UTOPIAS: A BRIEF HISTORY FROM ANCIENT WRITINGS TO VIRTUAL COMMUNITIES by Howard P. Segal, May 2012, Wiley-Blackwell, 304 pages, paperback $34.95, hardcover $89.95.

This brief history connects the past and present of utopian thought, from notions born in ancient Greece to present-day paradisiacal cyberspace communities. Segal explores utopias in their many forms — prophecies, writings, political movements, physical communities, etc. — and analyzes the implications of utopian thought.

Segal is professor of history at the University of Maine, where he has taught since 1986. He has published four previous books and also reviews for Nature and Times Higher Education, among other publications.

BLOOD SPORT by Rick Simonds, April 2012, First Edition Design eBook Publishing, 224 pages, paperback, $14.95.

Maine State Police Detective Reed Sanderson is put in charge of a homicide task force in an attempt to solve a series of confusing deaths that appear to be murders without motive. But in getting closer to the truth, he puts his own family in danger.

Simonds, who lives in Maine, turned to writing murder mysteries after coaching basketball (college and professional) for more than 30 years. He is a high school English and creative writing teacher, and he published his first novel, “Blood Code,” in 2011. To learn more, visit ricksimonds.net.

WALTZING WITH BRACEY, A LONG REACH HOME by Brenda Gilchrist, July 2012, Bauhan Publishing LLC, 216 pages, paperback, $21.95.

This memoir is a love letter to the Maine Coast and testament to the strength and importance of human-animal bonds. Gilchrist spent her childhood in London and settled in New York City as a young adult, making trips to Paris, Karachi and Kashmir to visit with her mother and diplomat father. But it wasn’t until middle age, when she inherited her ancestral summer cottage on Deer Isle, that she truly found her place in the world, helped along by her Corgi puppy, Bracey. The driveway of that cottage was the starting place for John Steinbeck’s cross-country trip chronicled in “Travels with Charley.”

Gilchrist has worked various jobs in the New York art and magazine worlds. Since moving to Maine in 1990, she has written, illustrated and designed books published by Braceypoint Press. For information about “Waltzing with Bracey,” visit bauhanpublishing.com. A free public reading and reception will be held at 7 p.m.
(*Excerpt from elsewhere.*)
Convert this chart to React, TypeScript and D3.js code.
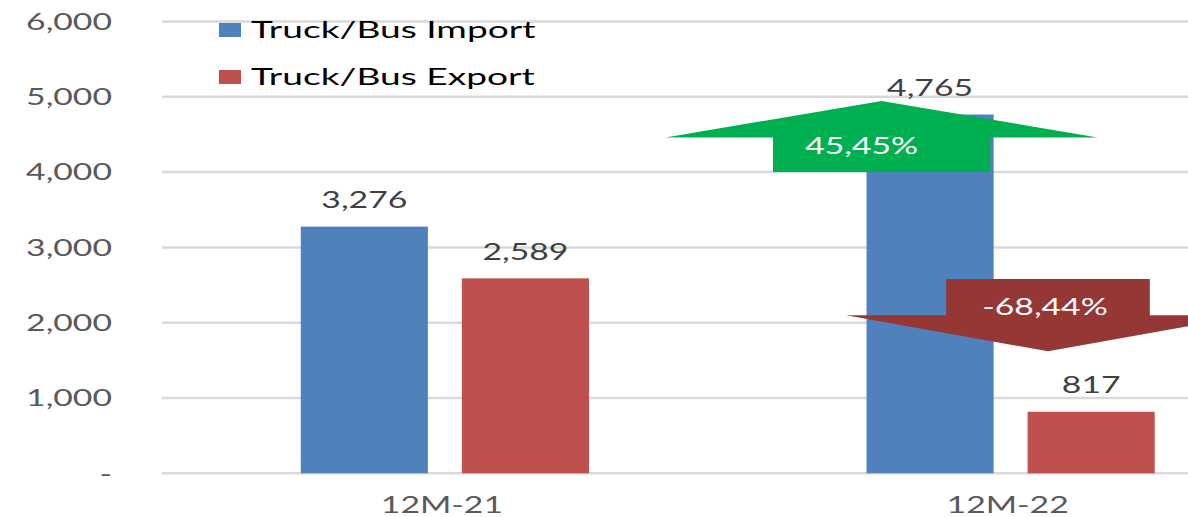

Tuesday, July 17, at the Stonington Opera House.

THE ANSWER IS YES BUT FIRST YOU HAVE TO ASK by Jim Charette, June 2012, Createspace, 130 pages, paperback, $15.
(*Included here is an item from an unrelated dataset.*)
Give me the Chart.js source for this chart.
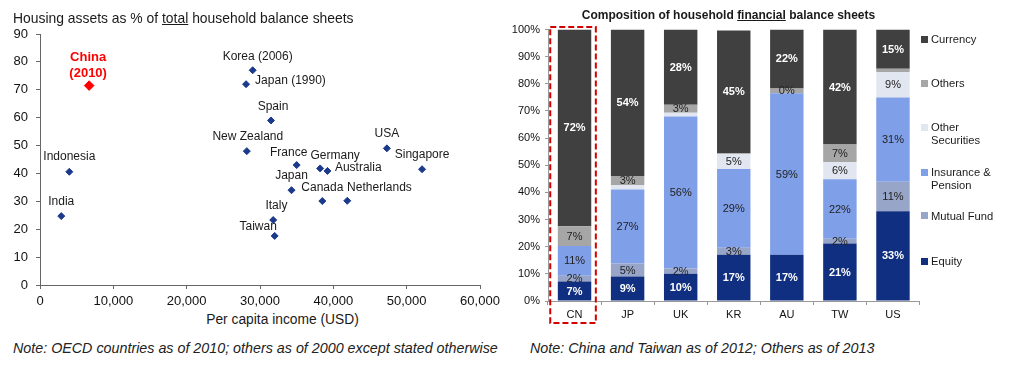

This book will help you ask for more — and get it — in your career, relationships and other important aspects of your life. Charette writes about the opportunities that result from simply asking.
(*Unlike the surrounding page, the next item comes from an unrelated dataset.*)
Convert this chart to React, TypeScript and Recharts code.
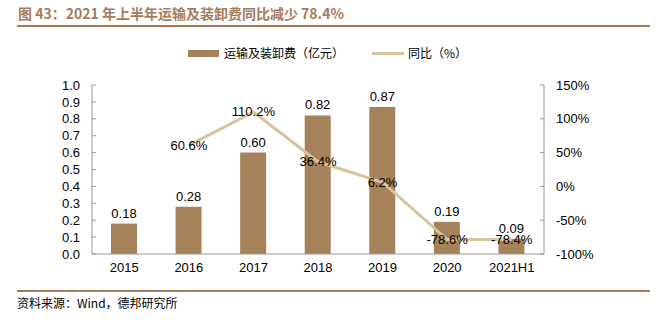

Charette, born and raised in Van Buren, Maine, is a popular keynote speaker on the art of asking. He has a bachelor’s degree in monetary economics and worked for two decades at Merrill Lynch, where he served as vice president and financial advisor. He now has his own professional development consulting business. For information, visit jimcharette.com.

HARTS AT SEA SAILING TO WINDWARD by Barbara J. Hart, January 2012, Hart Enterprises Inc., 280 pages, Kindle, $2.99.

Twenty-five years into marriage, in October 2010, Maine native Barbara Hart and her husband, Stew, left the rocky coast of Maine to sail to exotic lands. This series of essays is about what really happens when a couple sails off into the sunset, of their first year as cruising sailors, and what they learned about weathering storms, provisioning, entering strange harbors, and living in close quarters (with a great deal of humor added in).

Hart grew up in Newport, Maine, and is currently cruising in the Eastern Caribbean with Stew aboard “La Luna,” their 47-foot Cheoy Lee Cutter. The Kindle version of “ Harts at Sea Sailing to Windward” is available at Amazon.com.